(Figure scripts)
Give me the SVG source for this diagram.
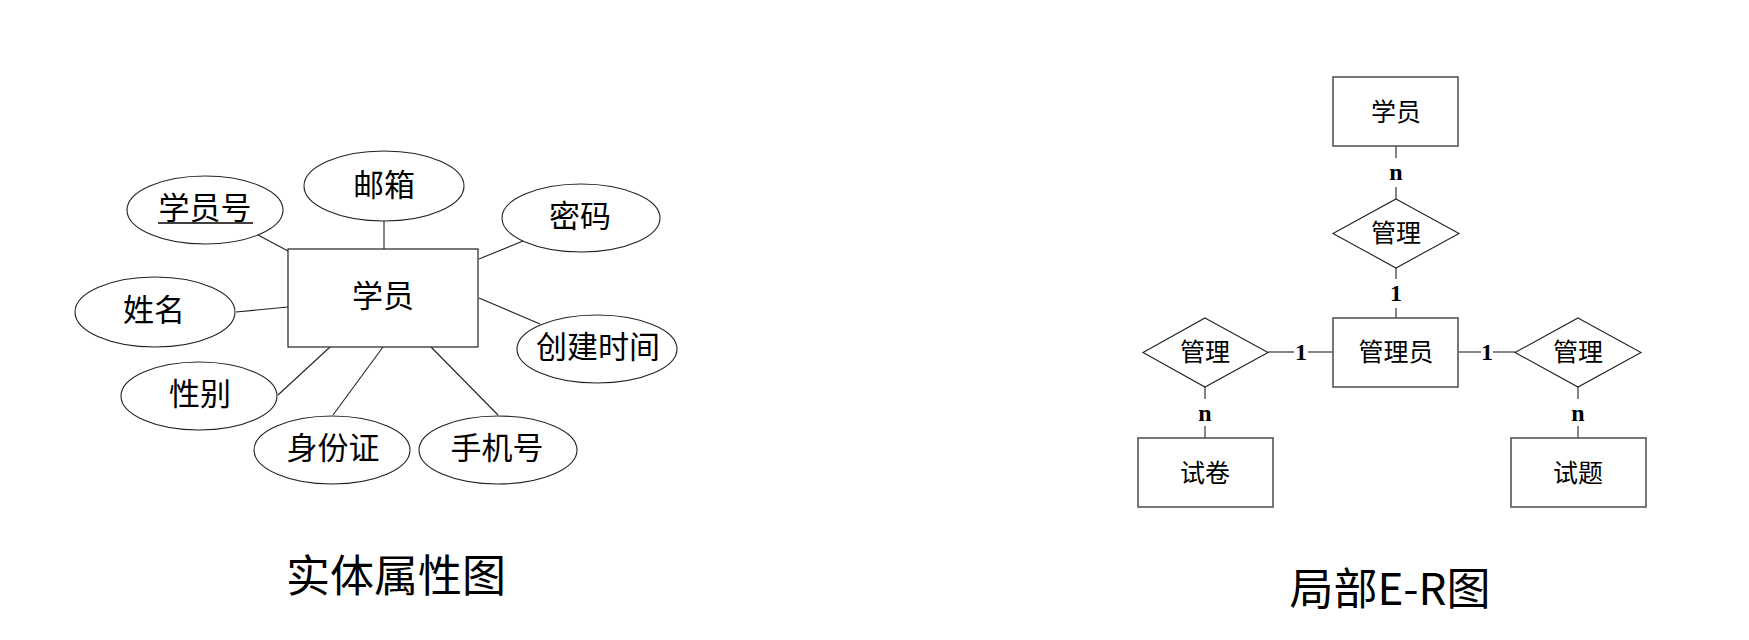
<svg xmlns="http://www.w3.org/2000/svg" width="1749" height="640" viewBox="0 0 1749 640">
<style>
.ent{fill:#fff;stroke:#222;stroke-width:1.2}
.ent2{fill:#fff;stroke:#555;stroke-width:1.6}
.att{fill:#fff;stroke:#222;stroke-width:1.1}
.rel{fill:#fff;stroke:#222;stroke-width:1.1}
.ln{stroke:#222;stroke-width:1.1;fill:none}
.t{font-family:"Noto Sans CJK SC","Liberation Sans",sans-serif;font-size:31px;fill:#000;text-anchor:middle}
.tr{font-family:"Noto Sans CJK SC","Liberation Sans",sans-serif;font-size:25px;fill:#000;text-anchor:middle}
.card{font-family:"Liberation Serif","Noto Sans CJK SC",serif;font-size:24px;font-weight:bold;fill:#000;text-anchor:middle}
.title{font-family:"Noto Sans CJK SC","Liberation Sans",sans-serif;font-size:44px;fill:#000;text-anchor:middle}
</style>
<rect width="1749" height="640" fill="#fff"/>
<g id="connectors">
<line class="ln" x1="258" y1="235" x2="288" y2="251"/>
<line class="ln" x1="384" y1="221" x2="384" y2="249"/>
<line class="ln" x1="479" y1="259" x2="523" y2="241"/>
<line class="ln" x1="236" y1="312" x2="288" y2="307"/>
<line class="ln" x1="479" y1="298" x2="540" y2="324"/>
<line class="ln" x1="330" y1="347" x2="278" y2="395"/>
<line class="ln" x1="383" y1="347" x2="333" y2="415"/>
<line class="ln" x1="431" y1="347" x2="498" y2="415"/>
<line class="ln" x1="1396" y1="146" x2="1396" y2="158"/>
<line class="ln" x1="1396" y1="187" x2="1396" y2="199"/>
<line class="ln" x1="1396" y1="268" x2="1396" y2="279"/>
<line class="ln" x1="1396" y1="308" x2="1396" y2="318"/>
<line class="ln" x1="1268" y1="352" x2="1294" y2="352"/>
<line class="ln" x1="1308" y1="352" x2="1333" y2="352"/>
<line class="ln" x1="1459" y1="352" x2="1481" y2="352"/>
<line class="ln" x1="1493" y1="352" x2="1515" y2="352"/>
<line class="ln" x1="1205" y1="387" x2="1205" y2="399"/>
<line class="ln" x1="1205" y1="426" x2="1205" y2="438"/>
<line class="ln" x1="1578" y1="387" x2="1578" y2="399"/>
<line class="ln" x1="1578" y1="426" x2="1578" y2="438"/>
<text class="card" x="1396" y="180">n</text>
<text class="card" x="1396" y="301">1</text>
<text class="card" x="1301" y="360">1</text>
<text class="card" x="1487" y="360">1</text>
<text class="card" x="1205" y="421">n</text>
<text class="card" x="1578" y="421">n</text>
</g>
<g id="student-entity">
<rect class="ent" x="288" y="249" width="190" height="98"/>
<text class="t" x="383" y="307">学员</text>
</g>
<g id="attr-xueyuanhao">
<ellipse class="att" cx="205" cy="210" rx="78" ry="34"/>
<text class="t" x="205" y="219">学员号</text>
<line x1="158" y1="223" x2="253" y2="223" stroke="#000" stroke-width="1.5"/>
</g>
<g id="attr-youxiang">
<ellipse class="att" cx="384" cy="186" rx="80" ry="35"/>
<text class="t" x="384" y="196">邮箱</text>
</g>
<g id="attr-mima">
<ellipse class="att" cx="581" cy="218" rx="79" ry="34"/>
<text class="t" x="580" y="227">密码</text>
</g>
<g id="attr-xingming">
<ellipse class="att" cx="155" cy="312" rx="80" ry="35"/>
<text class="t" x="154" y="321">姓名</text>
</g>
<g id="attr-chuangjianshijian">
<ellipse class="att" cx="597" cy="349" rx="80" ry="34"/>
<text class="t" x="598" y="358">创建时间</text>
</g>
<g id="attr-xingbie">
<ellipse class="att" cx="199" cy="396" rx="78" ry="34"/>
<text class="t" x="200" y="405">性别</text>
</g>
<g id="attr-shenfenzheng">
<ellipse class="att" cx="332" cy="450" rx="78" ry="34"/>
<text class="t" x="333" y="459">身份证</text>
</g>
<g id="attr-shoujihao">
<ellipse class="att" cx="498" cy="450" rx="79" ry="34"/>
<text class="t" x="497" y="459">手机号</text>
</g>
<g id="er-student">
<rect class="ent2" x="1333" y="77" width="125" height="69"/>
<text class="tr" x="1396" y="121">学员</text>
</g>
<g id="rel-top">
<polygon class="rel" points="1396,199 1459,233.5 1396,268 1333,233.5"/>
<text class="tr" x="1396" y="242">管理</text>
</g>
<g id="er-admin">
<rect class="ent2" x="1333" y="318" width="125" height="69"/>
<text class="tr" x="1396" y="361">管理员</text>
</g>
<g id="rel-left">
<polygon class="rel" points="1205,318 1268,352.5 1205,387 1143,352.5"/>
<text class="tr" x="1205" y="361">管理</text>
</g>
<g id="rel-right">
<polygon class="rel" points="1578,318 1641,352.5 1578,387 1515,352.5"/>
<text class="tr" x="1578" y="361">管理</text>
</g>
<g id="er-paper">
<rect class="ent2" x="1138" y="438" width="135" height="69"/>
<text class="tr" x="1205" y="482">试卷</text>
</g>
<g id="er-question">
<rect class="ent2" x="1511" y="438" width="135" height="69"/>
<text class="tr" x="1578" y="482">试题</text>
</g>
<g id="titles">
<text class="title" x="396" y="592">实体属性图</text>
<text class="title" x="1390" y="605">局部E-R图</text>
</g>
</svg>
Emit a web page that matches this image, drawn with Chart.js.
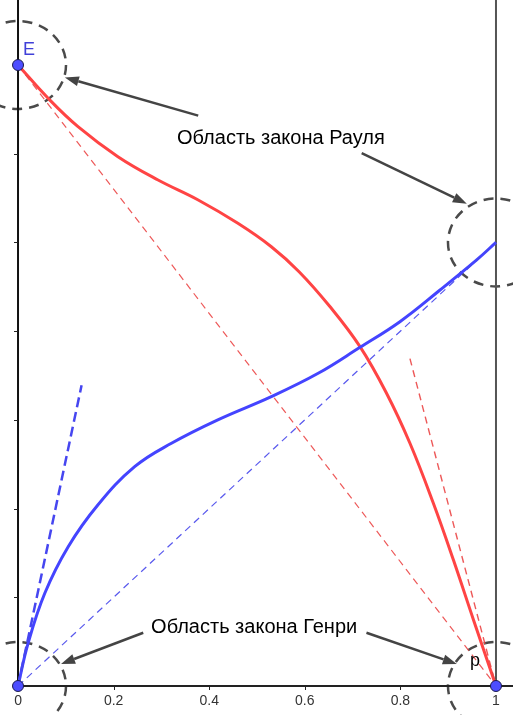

◆ Task details
Quote the material word for word, dropping any images it holds.

◆ Task solution
Give me the SVG source for this diagram.
<svg xmlns="http://www.w3.org/2000/svg" width="1749" height="640" viewBox="0 0 1749 640">
<style>
.ent{fill:#fff;stroke:#222;stroke-width:1.2}
.ent2{fill:#fff;stroke:#555;stroke-width:1.6}
.att{fill:#fff;stroke:#222;stroke-width:1.1}
.rel{fill:#fff;stroke:#222;stroke-width:1.1}
.ln{stroke:#222;stroke-width:1.1;fill:none}
.t{font-family:"Noto Sans CJK SC","Liberation Sans",sans-serif;font-size:31px;fill:#000;text-anchor:middle}
.tr{font-family:"Noto Sans CJK SC","Liberation Sans",sans-serif;font-size:25px;fill:#000;text-anchor:middle}
.card{font-family:"Liberation Serif","Noto Sans CJK SC",serif;font-size:24px;font-weight:bold;fill:#000;text-anchor:middle}
.title{font-family:"Noto Sans CJK SC","Liberation Sans",sans-serif;font-size:44px;fill:#000;text-anchor:middle}
</style>
<rect width="1749" height="640" fill="#fff"/>
<g id="connectors">
<line class="ln" x1="258" y1="235" x2="288" y2="251"/>
<line class="ln" x1="384" y1="221" x2="384" y2="249"/>
<line class="ln" x1="479" y1="259" x2="523" y2="241"/>
<line class="ln" x1="236" y1="312" x2="288" y2="307"/>
<line class="ln" x1="479" y1="298" x2="540" y2="324"/>
<line class="ln" x1="330" y1="347" x2="278" y2="395"/>
<line class="ln" x1="383" y1="347" x2="333" y2="415"/>
<line class="ln" x1="431" y1="347" x2="498" y2="415"/>
<line class="ln" x1="1396" y1="146" x2="1396" y2="158"/>
<line class="ln" x1="1396" y1="187" x2="1396" y2="199"/>
<line class="ln" x1="1396" y1="268" x2="1396" y2="279"/>
<line class="ln" x1="1396" y1="308" x2="1396" y2="318"/>
<line class="ln" x1="1268" y1="352" x2="1294" y2="352"/>
<line class="ln" x1="1308" y1="352" x2="1333" y2="352"/>
<line class="ln" x1="1459" y1="352" x2="1481" y2="352"/>
<line class="ln" x1="1493" y1="352" x2="1515" y2="352"/>
<line class="ln" x1="1205" y1="387" x2="1205" y2="399"/>
<line class="ln" x1="1205" y1="426" x2="1205" y2="438"/>
<line class="ln" x1="1578" y1="387" x2="1578" y2="399"/>
<line class="ln" x1="1578" y1="426" x2="1578" y2="438"/>
<text class="card" x="1396" y="180">n</text>
<text class="card" x="1396" y="301">1</text>
<text class="card" x="1301" y="360">1</text>
<text class="card" x="1487" y="360">1</text>
<text class="card" x="1205" y="421">n</text>
<text class="card" x="1578" y="421">n</text>
</g>
<g id="student-entity">
<rect class="ent" x="288" y="249" width="190" height="98"/>
<text class="t" x="383" y="307">学员</text>
</g>
<g id="attr-xueyuanhao">
<ellipse class="att" cx="205" cy="210" rx="78" ry="34"/>
<text class="t" x="205" y="219">学员号</text>
<line x1="158" y1="223" x2="253" y2="223" stroke="#000" stroke-width="1.5"/>
</g>
<g id="attr-youxiang">
<ellipse class="att" cx="384" cy="186" rx="80" ry="35"/>
<text class="t" x="384" y="196">邮箱</text>
</g>
<g id="attr-mima">
<ellipse class="att" cx="581" cy="218" rx="79" ry="34"/>
<text class="t" x="580" y="227">密码</text>
</g>
<g id="attr-xingming">
<ellipse class="att" cx="155" cy="312" rx="80" ry="35"/>
<text class="t" x="154" y="321">姓名</text>
</g>
<g id="attr-chuangjianshijian">
<ellipse class="att" cx="597" cy="349" rx="80" ry="34"/>
<text class="t" x="598" y="358">创建时间</text>
</g>
<g id="attr-xingbie">
<ellipse class="att" cx="199" cy="396" rx="78" ry="34"/>
<text class="t" x="200" y="405">性别</text>
</g>
<g id="attr-shenfenzheng">
<ellipse class="att" cx="332" cy="450" rx="78" ry="34"/>
<text class="t" x="333" y="459">身份证</text>
</g>
<g id="attr-shoujihao">
<ellipse class="att" cx="498" cy="450" rx="79" ry="34"/>
<text class="t" x="497" y="459">手机号</text>
</g>
<g id="er-student">
<rect class="ent2" x="1333" y="77" width="125" height="69"/>
<text class="tr" x="1396" y="121">学员</text>
</g>
<g id="rel-top">
<polygon class="rel" points="1396,199 1459,233.5 1396,268 1333,233.5"/>
<text class="tr" x="1396" y="242">管理</text>
</g>
<g id="er-admin">
<rect class="ent2" x="1333" y="318" width="125" height="69"/>
<text class="tr" x="1396" y="361">管理员</text>
</g>
<g id="rel-left">
<polygon class="rel" points="1205,318 1268,352.5 1205,387 1143,352.5"/>
<text class="tr" x="1205" y="361">管理</text>
</g>
<g id="rel-right">
<polygon class="rel" points="1578,318 1641,352.5 1578,387 1515,352.5"/>
<text class="tr" x="1578" y="361">管理</text>
</g>
<g id="er-paper">
<rect class="ent2" x="1138" y="438" width="135" height="69"/>
<text class="tr" x="1205" y="482">试卷</text>
</g>
<g id="er-question">
<rect class="ent2" x="1511" y="438" width="135" height="69"/>
<text class="tr" x="1578" y="482">试题</text>
</g>
<g id="titles">
<text class="title" x="396" y="592">实体属性图</text>
<text class="title" x="1390" y="605">局部E-R图</text>
</g>
</svg>
Emit a web page that matches this image, drawn with Chart.js.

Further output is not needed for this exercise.